House price growth has been slowing in recent months, but still remains well above the rate of general inflation. For instance, annual growth in the S&P/Case-Shiller 20-City Composite home price index eased for the sixth consecutive month in May to 9.3% while the Federal Housing Finance Agency’s (FHFA) Purchase-Only house price index slowed to a 5.6% increase. Both these measures were well above May’s 2.1% yearly increase in consumer prices. Among the 20 metro areas, 18 exhibited slower rates of annual growth in May than April with only Tampa and Charlotte showing moderate acceleration. In addition, according to a panel of 49 economists in July, the median forecast of growth in the FHFA index for 2014 was 4.7%, even lower than May’s figures, and 3.8% in 2015.
Economists often think of prices in “real” terms, i.e., adjusted for general inflation. Although home prices in the West North Central and West South Central Census divisions appear to have recovered from the housing bust, real prices are still below their peak as seen in the figure below. In fact, real prices in all nine divisions and the U.S. as a whole have not yet recovered from the drop in house prices. As house prices were falling, overall consumer prices mostly rose (averaging around a 2% annual rate) eating away at real home prices.
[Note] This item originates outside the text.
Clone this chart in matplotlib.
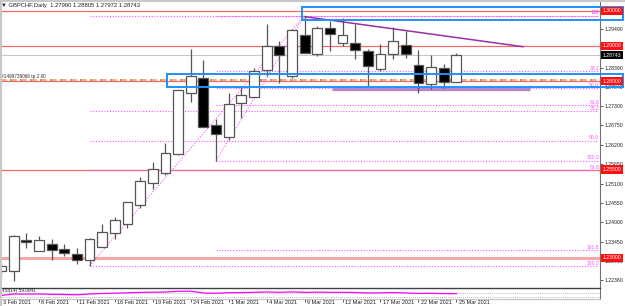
import numpy as np
import matplotlib.pyplot as plt
from matplotlib.transforms import blended_transform_factory
from matplotlib.patches import Rectangle

plt.rcParams['font.family'] = ['Liberation Sans', 'DejaVu Sans']

dates = ["3 Feb 2021", "4 Feb 2021", "5 Feb 2021", "8 Feb 2021", "9 Feb 2021",
         "10 Feb 2021", "11 Feb 2021", "12 Feb 2021", "15 Feb 2021", "16 Feb 2021",
         "17 Feb 2021", "18 Feb 2021", "19 Feb 2021", "22 Feb 2021", "23 Feb 2021",
         "24 Feb 2021", "25 Feb 2021", "26 Feb 2021", "1 Mar 2021", "2 Mar 2021",
         "3 Mar 2021", "4 Mar 2021", "5 Mar 2021", "8 Mar 2021", "9 Mar 2021",
         "10 Mar 2021", "11 Mar 2021", "12 Mar 2021", "15 Mar 2021", "16 Mar 2021",
         "17 Mar 2021", "18 Mar 2021", "19 Mar 2021", "22 Mar 2021", "23 Mar 2021",
         "24 Mar 2021", "25 Mar 2021"]
opens = [1.2263, 1.2263, 1.2351, 1.2320, 1.2340, 1.2326, 1.2311, 1.2294, 1.2331, 1.2371,
         1.2396, 1.2450, 1.2513, 1.2541, 1.2595, 1.2768, 1.2810, 1.2677, 1.2643, 1.2739,
         1.2756, 1.2833, 1.2901, 1.2816, 1.2932, 1.2878, 1.2952, 1.2909, 1.2909, 1.2887,
         1.2836, 1.2878, 1.2904, 1.2847, 1.2793, 1.2839, 1.27990]
highs = [1.2286, 1.2364, 1.2371, 1.2362, 1.2354, 1.2340, 1.2328, 1.2357, 1.2396, 1.2416,
         1.2459, 1.2530, 1.2572, 1.2626, 1.2776, 1.2892, 1.2861, 1.2694, 1.2768, 1.2788,
         1.2839, 1.2963, 1.2915, 1.2949, 1.2986, 1.2958, 1.2972, 1.2980, 1.2963, 1.2892,
         1.2907, 1.2955, 1.2943, 1.2890, 1.2875, 1.2850, 1.28805]
lows = [1.2249, 1.2235, 1.2328, 1.2320, 1.2294, 1.2306, 1.2283, 1.2277, 1.2331, 1.2354,
        1.2385, 1.2442, 1.2496, 1.2535, 1.2592, 1.2742, 1.2671, 1.2575, 1.2635, 1.2697,
        1.2756, 1.2816, 1.2796, 1.2810, 1.2881, 1.2873, 1.2887, 1.2901, 1.2864, 1.2788,
        1.2830, 1.2864, 1.2867, 1.2768, 1.2779, 1.2782, 1.27972]
closes = [1.2278, 1.2362, 1.2345, 1.2351, 1.2323, 1.2314, 1.2294, 1.2354, 1.2374, 1.2408,
          1.2459, 1.2518, 1.2552, 1.2598, 1.2776, 1.2816, 1.2671, 1.2652, 1.2737, 1.2762,
          1.2830, 1.2901, 1.2875, 1.2946, 1.2881, 1.2952, 1.2935, 1.2932, 1.2890, 1.2844,
          1.2878, 1.2915, 1.2878, 1.2796, 1.2841, 1.2799, 1.28743]
rsi = [40, 55, 54, 55, 52, 50, 47, 55, 60, 63, 67, 71, 73, 75, 82, 83, 65, 62, 68, 69,
       72, 75, 72, 76, 71, 74, 72, 72, 70, 65, 67, 69, 66, 60, 62, 59, 59.0041]

red_levels = [1.30000, 1.29000, 1.28000, 1.25500, 1.23000]
price_ticks = [1.22360, 1.22910, 1.23450, 1.24000, 1.24550, 1.25100, 1.25650, 1.26200,
               1.26750, 1.27300, 1.27840, 1.28390, 1.29490]
fib_pct = [0.0, 38.2, 50.0, 61.8, 100.0, 161.8]

W, H = 625, 306
fig = plt.figure(figsize=(W / 100, H / 100), dpi=100)
fig.patch.set_facecolor('white')

def frac(x0, y0, x1, y1):
    return [x0 / W, 1 - y1 / H, (x1 - x0) / W, (y1 - y0) / H]

px_bar = 12.65
xlo = -1 / px_bar
xhi = 599 / px_bar
ax = fig.add_axes(frac(0, 1, 600, 287))
ax.set_xlim(xlo, xhi)
ax.set_ylim(1.22171, 1.30275)
for s in ax.spines.values():
    s.set_visible(False)
ax.spines['right'].set_visible(True)
ax.spines['right'].set_color('#707070')
ax.spines['right'].set_linewidth(0.8)
ax.set_xticks([])
ax.yaxis.tick_right()
ax.set_yticks(price_ticks)
ax.set_yticklabels([f"{p:.5f}" for p in price_ticks])
ax.tick_params(axis='y', length=2, width=0.6, color='#404040', pad=1,
               labelsize=3.7, labelcolor='#202020')

x = np.arange(len(dates))
o = np.array(opens); c = np.array(closes)
hi = np.array(highs); lo = np.array(lows)

# horizontal levels
for lv in red_levels:
    if lv == 1.23:
        ax.axhline(lv, color='#f6a8a8', lw=2.2, zorder=1)
    else:
        ax.axhline(lv, color='#f06868', lw=0.9, zorder=1)
ax.axhline(closes[-1], color='#c8c8c8', lw=0.8, zorder=1)

# trade line (orange / green dash-dot)
tl = 1.28050
ax.axhline(tl, color='#f0a070', lw=1.2, dashes=(4, 2), zorder=2)
ax.axhline(tl, color='#70b070', lw=1.2, dashes=(1, 5), dash_capstyle='butt', zorder=2)
ax.text(0.3 / px_bar, tl + 0.0002, "#1499739066 tp 2.00", fontsize=3.4,
        color='#303030', va='bottom', ha='left')

# fibonacci retracements
hi_idx = 24
for lo_idx, pcts in [(17, fib_pct), (7, fib_pct[:5])]:
    top, bot = highs[hi_idx], lows[lo_idx]
    ax.plot([lo_idx, hi_idx], [bot, top], color='#ff55ff', lw=0.8, ls=(0, (1, 1.5)), zorder=2)
    for p in pcts:
        lvl = top - p / 100 * (top - bot)
        ax.plot([lo_idx, 597 / px_bar], [lvl, lvl], color='#ff55ff', lw=0.8,
                ls=(0, (1, 1.5)), zorder=2)
        ax.text(598 / px_bar, lvl + 0.0001, f"{p:.1f}", fontsize=3.6, color='#ff55ff',
                ha='right', va='bottom', zorder=3)

# purple trendline and support
ax.plot([24.03, 41.26], [1.29830, 1.28980], color='#9a2fa6', lw=1.1, zorder=3)
ax.plot([26.17, 41.8], [1.27776, 1.27776], color='#b884cc', lw=2.4, zorder=3,
        solid_capstyle='butt')

# candles
up = c >= o
ax.vlines(x, lo, hi, color='#555555', lw=0.9, zorder=4)
body_lo = np.minimum(o, c)
body_h = np.maximum(np.abs(c - o), 0.00005)
ax.bar(x[up], body_h[up], bottom=body_lo[up], width=0.78, color='white',
       edgecolor='#555555', linewidth=0.9, zorder=5)
ax.bar(x[~up], body_h[~up], bottom=body_lo[~up], width=0.78, color='black',
       edgecolor='#555555', linewidth=0.9, zorder=5)

# blue rectangles
for bx0, p0, p1 in [(23.8, 1.29745, 1.30113), (13.1, 1.27846, 1.28215)]:
    ax.add_patch(Rectangle((bx0, p0), 49.17 - bx0, p1 - p0, fill=False,
                           edgecolor='#1e90ff', lw=1.4, clip_on=False, zorder=7))

# price boxes on the axis
tr = blended_transform_factory(ax.transAxes, ax.transData)
for lv in red_levels:
    ax.text(1.005, lv, f"{lv:.5f}", transform=tr, fontsize=3.7, color='white',
            va='center', ha='left', zorder=8, clip_on=False,
            bbox=dict(boxstyle='square,pad=0.3', fc='#ff1010', ec='none'))
ax.text(1.005, closes[-1], f"{closes[-1]:.5f}", transform=tr, fontsize=3.7,
        color='white', va='center', ha='left', zorder=8, clip_on=False,
        bbox=dict(boxstyle='square,pad=0.3', fc='black', ec='none'))

ax.text(3 / px_bar - 0.2, 1.30275 - 0.0012,
        f"\u25bc GBPCHF,Daily  {opens[-1]:.5f} {highs[-1]:.5f} {lows[-1]:.5f} {closes[-1]:.5f}",
        fontsize=4.2, color='#202020', va='center', ha='left')

# RSI window
rax = fig.add_axes(frac(0, 288, 600, 299))
rax.set_xlim(xlo, xhi)
rax.set_ylim(5, 115)
for s in rax.spines.values():
    s.set_visible(False)
rax.spines['top'].set_visible(True)
rax.spines['top'].set_color('#404040')
rax.spines['top'].set_linewidth(1.0)
rax.spines['right'].set_visible(True)
rax.spines['right'].set_color('#707070')
rax.spines['bottom'].set_visible(True)
rax.spines['bottom'].set_color('#c0c0c0')
rax.set_yticks([])
for lv in (70, 30):
    rax.axhline(lv, color='#a0a0a0', lw=0.6, ls=(0, (1, 1.5)))
rax.plot(x, rsi, color='#ff00ff', lw=0.9)
rax.text(0.3 / px_bar, 112, f"RSI(14) {rsi[-1]:.4f}", fontsize=3.4, color='#202020',
         va='top', ha='left')
rax.set_xticks(x[::3])
rax.set_xticklabels([])
rax.tick_params(axis='x', length=2, width=0.6, color='#404040')
trx = blended_transform_factory(rax.transData, rax.transAxes)
for i in x[::3]:
    rax.text(i + 2.5 / px_bar, -0.12, dates[i], transform=trx, fontsize=4.0,
             color='#202020', va='top', ha='left', clip_on=False)

# window borders
fig.add_artist(plt.Line2D([0.8 / W, 0.8 / W], [0, 1], color='#c8c8c8', lw=1.5))
fig.add_artist(plt.Line2D([0, 1], [1 - 0.8 / H, 1 - 0.8 / H], color='#c8c8c8', lw=1.5))

fig.savefig('out.png', dpi=100)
There were two major factors affecting the declines in real house prices: The severity of the drop in nominal prices and the length of the decline where general inflation cut away at real prices. The Pacific division saw the largest drop in nominal prices (-46.2%) followed by the Mountain and South Atlantic divisions as the table below shows. Meanwhile, New England suffered the longest period of decline (81 months), and then both the East North Central and Mid-Atlantic divisions. It should take longer for those areas to recover those losses. Areas that experienced more moderate housing bubbles, such as the West South Central division, will regain their declines more quickly. The Mid-Atlantic division is the most recent area to recover and hence the slowest to catch up to the rise in consumer prices. In order for real house prices to recoup the losses seen during the crises, nominal price growth needs to exceed the rate of general inflation which is currently happening.